First, as software buyers, we should insist that critical vendors adequately describe what their code is expected to do.  After all, malware is software that intentionally behaves badly, so knowing expected behavior is key to preventing unexpected behavior.  We've built examples of software scanning tools that can identify high-risk behaviors before the code is even installed, and tools that detect unexpected behaviors at run time.  Together, these dramatically reduce software supply chain risk from things like "software injection" and "namespace confusion" attacks.

What about bugs with no malicious intent, like we saw with Crowdstrike?  All it takes is one bad pointer for an application with high privilege levels to crash a machine.

Again, it comes down to your ability to detect badly behaving code.  Anyone who allows all of their systems to simultaneously install updates takes a risk.  With enough releases of enough products, a failure like this was inevitable.  If your vendors don't do staged rollouts of updates, called "canaries", you should.  Why let all of your most critical systems be the canaries?  Either enforce staged rollouts or delay installs of new releases by a day (obviously, this advice doesn't apply to patches that address urgent and critical fixes, such as to mitigate "zero day" attacks).

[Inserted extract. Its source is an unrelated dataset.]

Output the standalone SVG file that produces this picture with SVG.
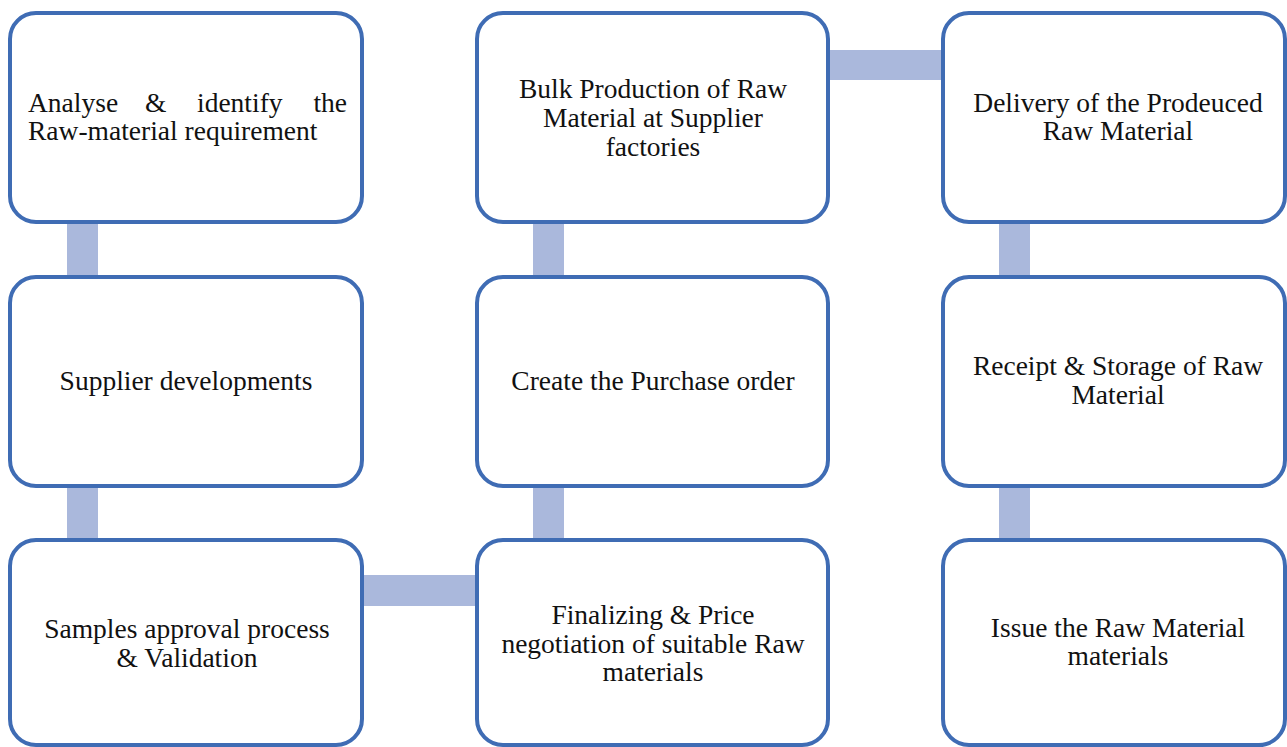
<svg xmlns="http://www.w3.org/2000/svg" width="1287" height="747" viewBox="0 0 1287 747">
<style>
.box{fill:#ffffff;stroke:#3f6cb4;stroke-width:4}
.bar{fill:#aab8dc}
text{font-family:"Liberation Serif","Times New Roman",serif;font-size:27.5px;fill:#111111}
.c{text-anchor:middle}
</style>
<rect width="1287" height="747" fill="#ffffff"/>
<g id="connectors">
<rect class="bar" x="67" y="220" width="31" height="60"/>
<rect class="bar" x="67" y="484" width="31" height="58"/>
<rect class="bar" x="533" y="220" width="31" height="60"/>
<rect class="bar" x="533" y="484" width="31" height="58"/>
<rect class="bar" x="999" y="220" width="31" height="60"/>
<rect class="bar" x="999" y="484" width="31" height="58"/>
<rect class="bar" x="360" y="575" width="119" height="31"/>
<rect class="bar" x="826" y="50" width="119" height="30"/>
</g>
<g id="n1">
<rect class="box" x="10" y="13" width="352" height="209" rx="26"/>
<text x="28" y="112">Analyse</text>
<text x="145" y="112">&amp;</text>
<text x="197" y="112">identify</text>
<text x="347" y="112" text-anchor="end">the</text>
<text x="28" y="140">Raw-material requirement</text>
</g>
<g id="n2">
<rect class="box" x="10" y="277" width="352" height="209" rx="26"/>
<text class="c" x="186" y="390">Supplier developments</text>
</g>
<g id="n3">
<rect class="box" x="10" y="540" width="352" height="205" rx="26"/>
<text class="c" x="187" y="638">Samples approval process</text>
<text class="c" x="187" y="667">&amp; Validation</text>
</g>
<g id="n4">
<rect class="box" x="477" y="540" width="351" height="205" rx="26"/>
<text class="c" x="653" y="624">Finalizing &amp; Price</text>
<text class="c" x="653" y="653">negotiation of suitable Raw</text>
<text class="c" x="653" y="681">materials</text>
</g>
<g id="n5">
<rect class="box" x="477" y="277" width="351" height="209" rx="26"/>
<text class="c" x="653" y="390">Create the Purchase order</text>
</g>
<g id="n6">
<rect class="box" x="477" y="13" width="351" height="209" rx="26"/>
<text class="c" x="653" y="98">Bulk Production of Raw</text>
<text class="c" x="653" y="127">Material at Supplier</text>
<text class="c" x="653" y="156">factories</text>
</g>
<g id="n7">
<rect class="box" x="943" y="13" width="342" height="209" rx="26"/>
<text class="c" x="1118" y="112">Delivery of the Prodeuced</text>
<text class="c" x="1118" y="140">Raw Material</text>
</g>
<g id="n8">
<rect class="box" x="943" y="277" width="342" height="209" rx="26"/>
<text class="c" x="1118" y="375">Receipt &amp; Storage of Raw</text>
<text class="c" x="1118" y="404">Material</text>
</g>
<g id="n9">
<rect class="box" x="943" y="540" width="342" height="205" rx="26"/>
<text class="c" x="1118" y="637">Issue the Raw Material</text>
<text class="c" x="1118" y="665">materials</text>
</g>
</svg>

What if the bugs aren't obvious right after installation?  Staged rollouts won't help if the machines only crash when some external event happens, like the calendar rolls to a new month.  This is where agility and a rapid response capability become critical.  Resiliency is achieved through redundancy, so you need the ability to swap out errant code and replace it with something else.  Quickly.  Modern software stacks and tools can deploy thousands of virtualized servers and containerized apps at the push of a button.  If an application like Crowdstrike causes crashes, redeploy without it (or replace it with another endpoint protection tool in the interim).  A defense in depth strategy means you should be able to run with a single control offline for a while.  Alternatively, other tools could be added on an interim basis.  They might not have all of the same capabilities but it's better than being down.  Not being able to rapidly redeploy in an emergency is a capability gap that must be addressed.

None of these guarantee smooth sailing, but taken together they dramatically reduce the impact of malicious software, bugs, and long periods of downtime.  It's up to technology groups that deploy vendor code to manage the risks their vendors introduce.